The country’s 154 polling stations in 32 constituencies will open at 08:00 Moscow time and will be working through to 20:00. Abkhazia’s citizens in Russia will be able to vote in Moscow and Cherkessk. In Turkey, where the biggest Abkhaz community is living (over 1,000 people have Abkhaz passports), the citizens will be able to vote in Istanbul.

Up to 100 foreign observers from 24 countries will be monitoring the presidential elections. Officials from Russia’s Central Electoral Commission and parliament, the Parliamentary Assembly of the Russia-Belarus Union State, and the CIS Inter-Parliamentary Assembly will monitor the elections.

Observers will also come from Italy, Belgium, Luxembourg, Great Britain, San Marino, Ukraine, Germany, France, Finland, India, Brazil, the Czech Republic, Bulgaria, and Lithuania. These are mainly political scientists, ombudsmen, international experts, leaders and members of parties, civil movements, public organisations, university rectors and professors, lawyers, and journalists.

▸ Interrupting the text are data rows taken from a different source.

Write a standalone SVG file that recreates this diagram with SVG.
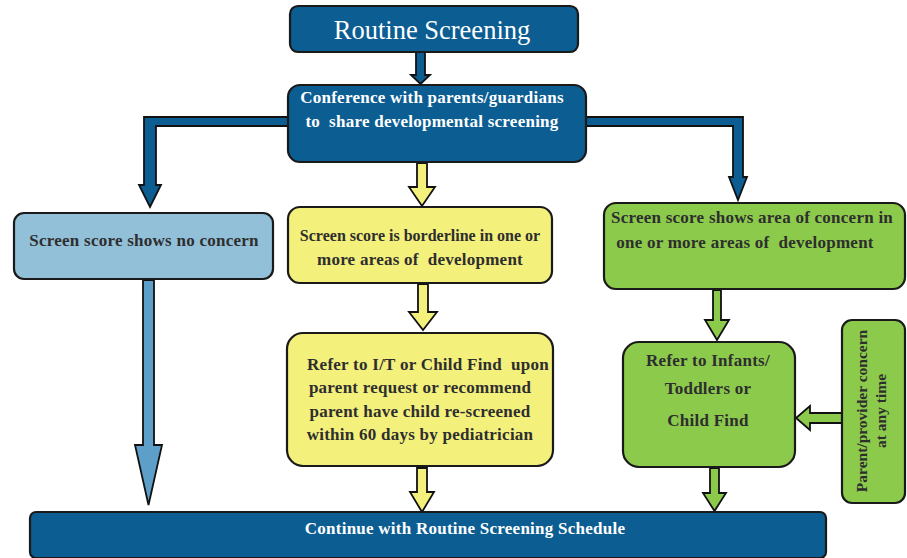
<svg xmlns="http://www.w3.org/2000/svg" width="907" height="558" viewBox="0 0 907 558">
<style>
.box{stroke:#1a1a1a;stroke-width:2.2}
.dk{fill:#0b5d92}
.lb{fill:#93c0d9}
.yl{fill:#f4f07c}
.gr{fill:#8cca4c}
.arr{stroke:#111;stroke-width:1.8;stroke-linejoin:miter}
.t{font-family:"Liberation Serif",serif;font-weight:bold;font-size:17px;letter-spacing:0.25px;fill:#2e2e2e;text-anchor:middle}
.v{font-size:15.5px;letter-spacing:0}
.w{fill:#ffffff}
</style>
<rect width="907" height="558" fill="#ffffff"/>
<g id="connectors">
<polygon class="arr dk" points="416,52 425,52 425,75 430,75 420.5,84 411,75 416,75"/>
<polygon class="arr dk" points="290,117 144,117 144,185 139,185 150,207 161,185 156,185 156,126 290,126"/>
<polygon class="arr dk" points="585,117 743,117 743,177 747,177 738,200 729,177 733,177 733,126 585,126"/>
<polygon class="arr yl" points="417,163 427,163 427,187 435,187 422,206 409,187 417,187"/>
<polygon class="arr" fill="#5e9fca" points="143,280 154,280 154,445 162,445 148.5,505 135,445 143,445"/>
<polygon class="arr yl" points="418,284 428,284 428,312 437,312 423,330 409,312 418,312"/>
<polygon class="arr gr" points="713,290 721,290 721,320 729,320 717,340 705,320 713,320"/>
<polygon class="arr gr" points="843,413 810,413 810,406 796,418 810,430 810,423 843,423"/>
<polygon class="arr yl" points="417,468 427,468 427,492 434,492 422,512 410,492 417,492"/>
<polygon class="arr gr" points="710,468 719,468 719,493 726,493 714.5,511 703,493 710,493"/>
</g>
<g id="routine">
<rect class="box dk" x="290" y="6" width="288" height="46" rx="8"/>
<text x="432" y="39" font-family="Liberation Serif, serif" font-size="26.5" fill="#ffffff" text-anchor="middle">Routine Screening</text>
</g>
<g id="conference">
<rect class="box dk" x="288" y="85" width="298" height="77" rx="12"/>
<text class="t w" x="432" y="103">Conference with parents/guardians</text>
<text class="t w" x="432" y="127" xml:space="preserve">to  share developmental screening</text>
</g>
<g id="noconcern">
<rect class="box lb" x="14" y="213" width="259" height="66" rx="10"/>
<text class="t" x="144" y="246">Screen score shows no concern</text>
</g>
<g id="borderline">
<rect class="box yl" x="288" y="207" width="264" height="76" rx="12"/>
<text class="t" x="420" y="241" style="font-size:16px;letter-spacing:0">Screen score is borderline in one or</text>
<text class="t" x="420" y="265" xml:space="preserve">more areas of  development</text>
</g>
<g id="concern">
<rect class="box gr" x="604" y="203" width="301" height="86" rx="12"/>
<text class="t" x="752" y="223">Screen score shows area of concern in</text>
<text class="t" x="745" y="248" xml:space="preserve">one or more areas of  development</text>
</g>
<g id="refer-it">
<rect class="box yl" x="287" y="333" width="266" height="133" rx="16"/>
<text class="t" x="428" y="370" xml:space="preserve">Refer to I/T or Child Find  upon</text>
<text class="t" x="420" y="393">parent request or recommend</text>
<text class="t" x="420" y="417">parent have child re-screened</text>
<text class="t" x="420" y="440">within 60 days by pediatrician</text>
</g>
<g id="refer-infants">
<rect class="box gr" x="623" y="342" width="172" height="125" rx="16"/>
<text class="t" x="708" y="366">Refer to Infants/</text>
<text class="t" x="708" y="394">Toddlers or</text>
<text class="t" x="708" y="426">Child Find</text>
</g>
<g id="parent-concern">
<rect class="box gr" x="842" y="320" width="63" height="183" rx="10"/>
<text class="t v" transform="translate(867,411) rotate(-90)">Parent/provider concern</text>
<text class="t v" transform="translate(886,411) rotate(-90)">at any time</text>
</g>
<g id="continue">
<rect class="box dk" x="30" y="512" width="796" height="46" rx="6"/>
<text class="t w" x="465" y="534">Continue with Routine Screening Schedule</text>
</g>
</svg>
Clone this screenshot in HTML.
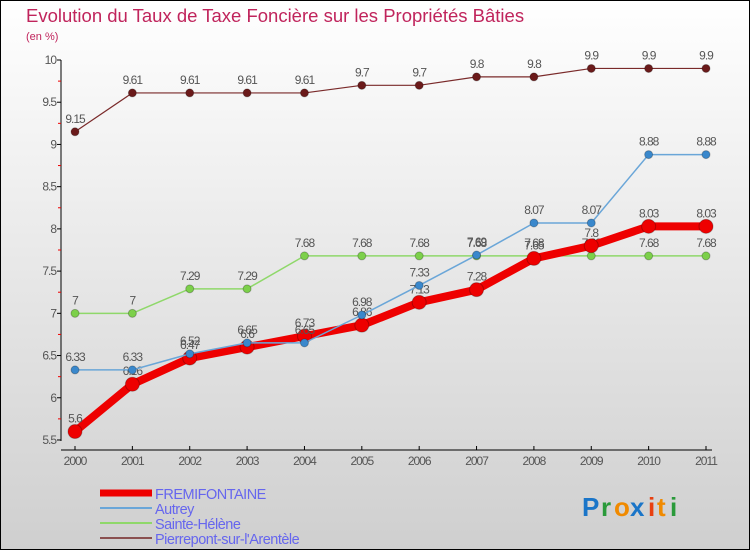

The media, which will report the elections, include Russia’s ITAR-TASS, Rossiya Segodnya, Interfax, Russia Today TV, TEN TV, VGTRK, NTV, magazines Russian Planet, Elect, the Guild of Russian Photographers. Among foreign media will be Radio Svoboda, Paris Match (France) and independent reporters from Turkey, Poland, Ireland and Switzerland.

The early elections will be held following demonstrations in late May, which led to the resignation of then incumbent president Aleksandr Ankvab.